The public policy declared as well by the Motor ■ Carrier Act as by the Interstate Commerce Act overrides all agreements and understandings between shipper and carrier in violation of established rates. The contract is no longer a contract as to rates, for the charge is that established by the carrier’s schedule; it is merely a contract that the carrier will render the transportation service at its established rate. McFadden v. Alabama, etc., R. Co., (3 Cir.) 241 F. 562, 563; Atlantic C. L. R. Co. v. Bristol S. & I. Works, (D. C.) 30 F. Supp. 726. While a rate different from the established rate is void, the transportation is not wrongful, and the legal charge therefor is a proper subject matter of an action in the Courts. Georgia R. R. v. Creety, 5 Ga. App. 424, 63 S. E. 528. Difficulty in understanding public and accessible tariff schedules is of no avail to the shipper. Chicago & Alton R. Co. v. Kirby, 225 U. S. 155, 32 S. Ct. 648, 56 L. Ed. 1033, Ann. Cas. 1914A, 501. All rebates from tariff schedules, whether voluntary or involuntary, are viewed with disapproval. Lowden et al. v. Simonds-Shields-Lonsdale Grain Co., 306 U. S. 516, 59 S. Ct. 612, 83 L. Ed. 953.

The defendant cites and relies upon St. Louis Southwestern R. Co. v. Lewellen Bros., (5 Cir.) 192 F. 540, certiorari denied 225 U. S. 701, 32 S. Ct. 835, 56 L. Ed. 1264. There the carrier had an established rate on the shipment of cattle from a point in Texas to a point in Oklahoma, but failed to post the schedule at its Texas Station, as required by law. As a result, through error, the carrier’s agent at the point of shipment gave the shippers a rate lower than the established rate. At destination, however, the error was discovered, and the carrier’s agent compelled the shippers to pay the established rate which was higher than a competitive rate from a nearby point in Texas to the place of desti*46nation. The shippers, under Section 8 of the Interstate Commerce Act, 49 U. S. C. A. § 8, making common carriers liable for full damage to any person injured as a consequence of any violation of the Act, sued to recover its damages thus proximately resulting from the failure of the carrier to post its schedule of rates-. The Circuit Court of Appeals, in affirming a judgment below in favor of the shippers, reasoned that the shippers could have used a competitive line at a much lower rate, and would have done so but for the negligence accompanied by the false representation of the carrier’s agent; and that it followed from the letter and spirit of Section 8 of the Act that the carrier should pay the damages sustained by the shippers although the indirect result was a quasi rebate from the carrier’s established rate. Texas & Pacific R. Co. v. Cisco Oil Mill, 204 U. S. 449, 27 S. Ct. 358, 51 L. Ed. 562, was cited, where the Supreme Court said expressly that it was not called upon to decide whether a shipper would be entitled to recover damage resulting from the carrier’s failure to post its established schedule; and the Court observed that up to the time of that decision (February 25, 1907) the Supreme Court had not decided the question.

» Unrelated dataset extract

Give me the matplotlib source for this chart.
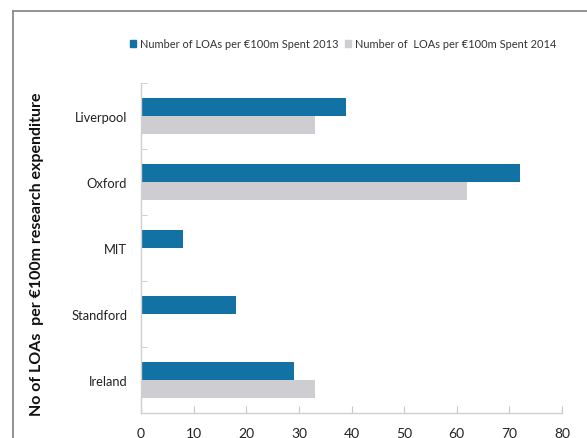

In 1913, however, the Supreme Court, in Illinois Central R. Co. v. Henderson Elevator Co., 226 U. S. 441, 33 S. Ct. 176, 57 L. Ed. 290, found it necessary to reverse a decision of the Kentucky Court of Appeals in these circumstances: Henderson Elevator Company had in mind to sell corn to be delivered in New Orleans, and it was necessary for it to ascertain the shipping rate. The carrier had furnished the company with a copy of its rates, from which it appeared that the rate on corn was ten cents the hundred pounds. It was assured at the carrier’s office in Henderson, Kentucky, that this rate had not been changed. No other rate had been posted at the office. The files were examined to ascertain whether another rate had been furnished but not posted. None *47was found. Further, inquiry was made of the carrier’s proper authorities, and the ten cent rate was confirmed. Upon this understanding the corn was sold, and the carrier’s local agent agreed to transport it at the ten cent rate. Later the appellee was notified by the carrier that a rate of 131/2 cents the hundred pounds had been established some months before, and it was compelled to pay the increased rate. In this situation the Court of Appeals sustained a judgment for damages rendered in favor of the shipper, 138 Ky. 220, 127 S. W. 779. The Supreme Court held, however, that an erroneous quotation by the carrier’s agent of a rate lower than the established rate gave no right of action for damage thereby sustained even though the tariff was not posted or on file in the carrier’s local station. St. Louis Southwestern R. Co. v. Lewellen Bros., supra, has, as it seems, been tacitly repudiated. See Central of Georgia R. Co. v. Birmingham Sand & Brick Co., 9 Ala. App. 419, 64 So. 202.

The defendant’s equity, as shown by its plea, is strong. But where the suit is by a common carrier to collect from a shipper the amount due for the service rendered under the carrier’s established rate, equitable principles are in abeyance. In such case, it is not a question of purpose or intent, innocent or fraudulent, or of mutual mistake, or of mistake of one acted on in good faith by another. The shipper is presumed to know the legal rate; and the public policy, as declared by the Act, is of such rigidity as to deny to the shipper a counter claim for damages resulting from a misrepresentation of rates by the carrier.

The demurrer to the plea is sustained.